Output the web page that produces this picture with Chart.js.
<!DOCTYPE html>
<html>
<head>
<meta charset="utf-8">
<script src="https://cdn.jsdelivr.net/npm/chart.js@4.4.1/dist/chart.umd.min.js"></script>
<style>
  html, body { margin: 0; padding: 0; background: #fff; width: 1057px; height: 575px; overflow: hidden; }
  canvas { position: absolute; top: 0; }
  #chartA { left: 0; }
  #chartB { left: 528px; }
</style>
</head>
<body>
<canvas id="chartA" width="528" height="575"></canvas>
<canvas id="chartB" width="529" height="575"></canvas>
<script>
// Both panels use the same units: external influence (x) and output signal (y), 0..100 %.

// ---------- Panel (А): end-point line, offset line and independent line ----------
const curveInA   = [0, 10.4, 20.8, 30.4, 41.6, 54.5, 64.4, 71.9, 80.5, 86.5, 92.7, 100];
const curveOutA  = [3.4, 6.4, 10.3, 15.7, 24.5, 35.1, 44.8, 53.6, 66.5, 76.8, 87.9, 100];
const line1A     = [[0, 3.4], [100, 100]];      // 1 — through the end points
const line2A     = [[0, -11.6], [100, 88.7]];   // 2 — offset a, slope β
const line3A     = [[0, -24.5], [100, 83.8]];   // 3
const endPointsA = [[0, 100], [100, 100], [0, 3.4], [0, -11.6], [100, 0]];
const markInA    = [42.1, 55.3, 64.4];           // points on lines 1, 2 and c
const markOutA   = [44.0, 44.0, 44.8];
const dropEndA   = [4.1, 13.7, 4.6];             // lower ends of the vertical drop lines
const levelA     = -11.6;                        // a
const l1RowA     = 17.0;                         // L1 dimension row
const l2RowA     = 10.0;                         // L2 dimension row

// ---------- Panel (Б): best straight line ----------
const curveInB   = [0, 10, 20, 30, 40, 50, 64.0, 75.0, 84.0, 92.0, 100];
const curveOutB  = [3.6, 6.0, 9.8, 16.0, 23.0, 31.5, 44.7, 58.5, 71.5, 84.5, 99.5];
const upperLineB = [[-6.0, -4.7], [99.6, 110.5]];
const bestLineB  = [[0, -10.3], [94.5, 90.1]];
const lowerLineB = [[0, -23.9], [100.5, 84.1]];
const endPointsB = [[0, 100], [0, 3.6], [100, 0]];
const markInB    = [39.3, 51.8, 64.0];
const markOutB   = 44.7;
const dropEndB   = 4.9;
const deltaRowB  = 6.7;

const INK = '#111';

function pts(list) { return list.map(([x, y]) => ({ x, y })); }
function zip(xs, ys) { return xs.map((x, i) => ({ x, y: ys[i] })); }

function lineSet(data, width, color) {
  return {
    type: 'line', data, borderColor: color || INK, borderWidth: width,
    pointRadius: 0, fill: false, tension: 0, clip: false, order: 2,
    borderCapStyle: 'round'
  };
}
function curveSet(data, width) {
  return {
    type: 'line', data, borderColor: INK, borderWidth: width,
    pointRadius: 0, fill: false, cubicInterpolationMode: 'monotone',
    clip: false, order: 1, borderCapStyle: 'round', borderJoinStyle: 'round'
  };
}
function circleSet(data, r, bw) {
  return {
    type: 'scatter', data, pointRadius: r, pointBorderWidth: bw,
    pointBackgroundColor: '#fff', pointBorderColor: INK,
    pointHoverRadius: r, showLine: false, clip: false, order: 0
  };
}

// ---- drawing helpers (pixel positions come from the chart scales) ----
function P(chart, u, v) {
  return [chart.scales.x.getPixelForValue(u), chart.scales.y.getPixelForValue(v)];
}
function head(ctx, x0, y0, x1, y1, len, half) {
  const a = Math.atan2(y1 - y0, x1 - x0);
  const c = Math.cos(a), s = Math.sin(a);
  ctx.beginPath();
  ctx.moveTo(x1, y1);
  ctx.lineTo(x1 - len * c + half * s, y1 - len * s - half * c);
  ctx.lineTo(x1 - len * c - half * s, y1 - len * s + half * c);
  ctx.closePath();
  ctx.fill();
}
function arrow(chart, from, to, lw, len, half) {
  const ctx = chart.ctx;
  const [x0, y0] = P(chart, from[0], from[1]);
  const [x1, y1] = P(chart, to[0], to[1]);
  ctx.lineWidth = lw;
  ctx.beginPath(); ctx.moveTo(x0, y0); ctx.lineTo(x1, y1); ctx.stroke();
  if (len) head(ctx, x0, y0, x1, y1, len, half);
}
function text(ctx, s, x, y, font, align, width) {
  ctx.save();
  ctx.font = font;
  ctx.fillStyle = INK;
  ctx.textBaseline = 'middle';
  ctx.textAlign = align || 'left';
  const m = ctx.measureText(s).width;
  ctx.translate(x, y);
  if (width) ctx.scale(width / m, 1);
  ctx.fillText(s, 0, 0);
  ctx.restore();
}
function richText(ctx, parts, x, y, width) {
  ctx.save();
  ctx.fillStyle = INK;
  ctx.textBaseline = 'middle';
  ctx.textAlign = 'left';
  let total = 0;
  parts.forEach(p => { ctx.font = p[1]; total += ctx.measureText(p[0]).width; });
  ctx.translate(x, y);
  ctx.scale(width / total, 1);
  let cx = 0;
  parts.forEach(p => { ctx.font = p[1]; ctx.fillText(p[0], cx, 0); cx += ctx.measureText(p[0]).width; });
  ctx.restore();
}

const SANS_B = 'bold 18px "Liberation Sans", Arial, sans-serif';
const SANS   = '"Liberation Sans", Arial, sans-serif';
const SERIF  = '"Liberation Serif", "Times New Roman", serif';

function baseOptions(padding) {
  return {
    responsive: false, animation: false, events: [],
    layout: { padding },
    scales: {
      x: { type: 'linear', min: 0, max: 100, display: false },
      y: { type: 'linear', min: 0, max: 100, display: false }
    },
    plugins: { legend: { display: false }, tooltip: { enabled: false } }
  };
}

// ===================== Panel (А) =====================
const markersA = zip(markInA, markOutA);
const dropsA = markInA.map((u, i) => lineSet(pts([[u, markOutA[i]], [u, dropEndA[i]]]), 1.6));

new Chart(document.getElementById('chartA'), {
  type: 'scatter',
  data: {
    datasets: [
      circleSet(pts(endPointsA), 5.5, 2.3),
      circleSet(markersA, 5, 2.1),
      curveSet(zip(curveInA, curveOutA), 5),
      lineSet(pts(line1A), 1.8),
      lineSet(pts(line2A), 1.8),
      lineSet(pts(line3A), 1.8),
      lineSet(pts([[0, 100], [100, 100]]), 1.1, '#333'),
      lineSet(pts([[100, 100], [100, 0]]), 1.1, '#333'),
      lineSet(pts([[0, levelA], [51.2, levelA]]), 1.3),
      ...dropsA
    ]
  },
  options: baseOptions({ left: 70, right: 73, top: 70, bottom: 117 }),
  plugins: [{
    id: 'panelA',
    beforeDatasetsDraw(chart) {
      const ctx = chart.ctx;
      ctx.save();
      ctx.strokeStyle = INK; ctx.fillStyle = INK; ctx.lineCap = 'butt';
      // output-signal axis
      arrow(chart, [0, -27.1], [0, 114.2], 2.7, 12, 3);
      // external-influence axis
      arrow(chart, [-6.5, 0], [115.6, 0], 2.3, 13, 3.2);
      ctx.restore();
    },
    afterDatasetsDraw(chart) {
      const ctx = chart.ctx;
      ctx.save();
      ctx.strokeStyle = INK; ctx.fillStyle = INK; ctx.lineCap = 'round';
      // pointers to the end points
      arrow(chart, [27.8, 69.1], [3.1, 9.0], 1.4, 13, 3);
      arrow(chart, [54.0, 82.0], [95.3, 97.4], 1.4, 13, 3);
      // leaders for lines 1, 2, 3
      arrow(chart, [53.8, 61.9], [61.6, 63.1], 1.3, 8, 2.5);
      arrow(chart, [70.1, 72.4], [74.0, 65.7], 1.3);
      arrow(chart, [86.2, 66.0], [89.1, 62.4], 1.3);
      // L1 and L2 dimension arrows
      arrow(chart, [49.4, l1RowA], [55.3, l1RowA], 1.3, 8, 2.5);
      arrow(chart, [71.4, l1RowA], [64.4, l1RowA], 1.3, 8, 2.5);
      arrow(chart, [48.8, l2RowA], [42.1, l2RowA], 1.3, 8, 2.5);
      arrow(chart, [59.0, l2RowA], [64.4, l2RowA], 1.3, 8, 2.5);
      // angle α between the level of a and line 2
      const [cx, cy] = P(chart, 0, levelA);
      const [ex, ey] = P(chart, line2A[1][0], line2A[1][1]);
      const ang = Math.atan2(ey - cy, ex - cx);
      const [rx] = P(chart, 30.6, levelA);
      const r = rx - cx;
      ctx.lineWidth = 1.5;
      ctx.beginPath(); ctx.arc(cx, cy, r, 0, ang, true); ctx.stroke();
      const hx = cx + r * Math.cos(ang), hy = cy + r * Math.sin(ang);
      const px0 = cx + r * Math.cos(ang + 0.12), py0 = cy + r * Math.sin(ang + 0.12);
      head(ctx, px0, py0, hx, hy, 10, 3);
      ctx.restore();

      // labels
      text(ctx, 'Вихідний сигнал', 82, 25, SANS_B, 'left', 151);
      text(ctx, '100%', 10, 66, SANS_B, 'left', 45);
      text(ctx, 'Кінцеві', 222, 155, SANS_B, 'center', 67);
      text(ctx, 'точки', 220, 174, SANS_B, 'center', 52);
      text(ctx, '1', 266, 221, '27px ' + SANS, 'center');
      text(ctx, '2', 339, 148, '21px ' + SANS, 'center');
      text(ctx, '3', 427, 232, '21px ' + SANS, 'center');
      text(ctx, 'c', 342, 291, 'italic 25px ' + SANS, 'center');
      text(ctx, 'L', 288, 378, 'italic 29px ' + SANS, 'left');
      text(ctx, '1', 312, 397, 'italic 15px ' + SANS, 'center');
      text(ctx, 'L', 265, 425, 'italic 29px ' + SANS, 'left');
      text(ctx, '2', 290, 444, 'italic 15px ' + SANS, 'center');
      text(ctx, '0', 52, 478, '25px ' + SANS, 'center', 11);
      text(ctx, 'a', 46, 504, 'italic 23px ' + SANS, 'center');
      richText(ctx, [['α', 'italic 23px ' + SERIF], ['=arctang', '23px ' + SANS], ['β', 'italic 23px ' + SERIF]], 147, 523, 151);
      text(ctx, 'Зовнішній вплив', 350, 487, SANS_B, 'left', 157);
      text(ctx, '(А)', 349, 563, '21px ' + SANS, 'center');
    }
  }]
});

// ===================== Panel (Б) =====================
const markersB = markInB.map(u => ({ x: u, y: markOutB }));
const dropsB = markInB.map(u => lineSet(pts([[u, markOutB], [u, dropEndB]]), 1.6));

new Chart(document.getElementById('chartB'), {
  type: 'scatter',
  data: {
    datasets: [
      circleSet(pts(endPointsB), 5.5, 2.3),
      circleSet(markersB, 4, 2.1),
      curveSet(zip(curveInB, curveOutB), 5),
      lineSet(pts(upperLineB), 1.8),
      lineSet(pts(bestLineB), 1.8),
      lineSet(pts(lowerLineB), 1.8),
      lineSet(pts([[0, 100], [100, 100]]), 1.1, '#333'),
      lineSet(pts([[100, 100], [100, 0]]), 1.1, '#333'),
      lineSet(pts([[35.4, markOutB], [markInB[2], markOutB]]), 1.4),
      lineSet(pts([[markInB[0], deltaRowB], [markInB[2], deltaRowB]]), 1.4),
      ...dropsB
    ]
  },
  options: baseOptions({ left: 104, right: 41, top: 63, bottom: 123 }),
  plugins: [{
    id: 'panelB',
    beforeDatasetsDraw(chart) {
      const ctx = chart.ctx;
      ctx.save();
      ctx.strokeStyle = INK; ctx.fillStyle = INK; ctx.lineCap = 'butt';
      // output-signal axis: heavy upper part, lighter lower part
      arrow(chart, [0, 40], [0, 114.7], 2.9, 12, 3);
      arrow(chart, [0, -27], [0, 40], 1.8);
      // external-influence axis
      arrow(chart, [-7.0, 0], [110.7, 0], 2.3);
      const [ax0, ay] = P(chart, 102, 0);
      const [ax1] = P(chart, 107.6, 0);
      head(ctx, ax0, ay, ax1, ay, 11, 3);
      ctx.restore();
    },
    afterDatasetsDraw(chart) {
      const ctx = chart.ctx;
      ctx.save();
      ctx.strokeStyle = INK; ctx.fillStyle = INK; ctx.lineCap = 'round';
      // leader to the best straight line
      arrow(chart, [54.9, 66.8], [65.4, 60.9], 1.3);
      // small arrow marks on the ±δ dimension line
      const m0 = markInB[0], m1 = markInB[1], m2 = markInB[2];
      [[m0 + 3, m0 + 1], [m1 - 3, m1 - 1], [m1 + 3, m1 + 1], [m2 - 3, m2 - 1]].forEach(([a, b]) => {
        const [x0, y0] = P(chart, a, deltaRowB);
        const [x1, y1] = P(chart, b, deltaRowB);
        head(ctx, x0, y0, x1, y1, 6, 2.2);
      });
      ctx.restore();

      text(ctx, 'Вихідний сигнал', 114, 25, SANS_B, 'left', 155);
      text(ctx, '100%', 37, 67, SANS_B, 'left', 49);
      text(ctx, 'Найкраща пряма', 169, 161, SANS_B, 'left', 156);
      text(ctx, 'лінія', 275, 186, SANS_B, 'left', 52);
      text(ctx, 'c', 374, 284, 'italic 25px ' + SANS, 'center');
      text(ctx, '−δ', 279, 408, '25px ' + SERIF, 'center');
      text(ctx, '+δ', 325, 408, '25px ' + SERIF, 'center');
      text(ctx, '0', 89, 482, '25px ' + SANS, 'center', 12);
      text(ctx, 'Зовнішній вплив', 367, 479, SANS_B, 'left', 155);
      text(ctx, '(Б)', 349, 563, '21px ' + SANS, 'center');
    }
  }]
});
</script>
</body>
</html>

### [What is expected]
Look above and repeat, character for character, the lines from the first one to the line with "(y), 0..100 %.", counting both.

### [The answer]
Output the web page that produces this picture with Chart.js.
<!DOCTYPE html>
<html>
<head>
<meta charset="utf-8">
<script src="https://cdn.jsdelivr.net/npm/chart.js@4.4.1/dist/chart.umd.min.js"></script>
<style>
  html, body { margin: 0; padding: 0; background: #fff; width: 1057px; height: 575px; overflow: hidden; }
  canvas { position: absolute; top: 0; }
  #chartA { left: 0; }
  #chartB { left: 528px; }
</style>
</head>
<body>
<canvas id="chartA" width="528" height="575"></canvas>
<canvas id="chartB" width="529" height="575"></canvas>
<script>
// Both panels use the same units: external influence (x) and output signal (y), 0..100 %.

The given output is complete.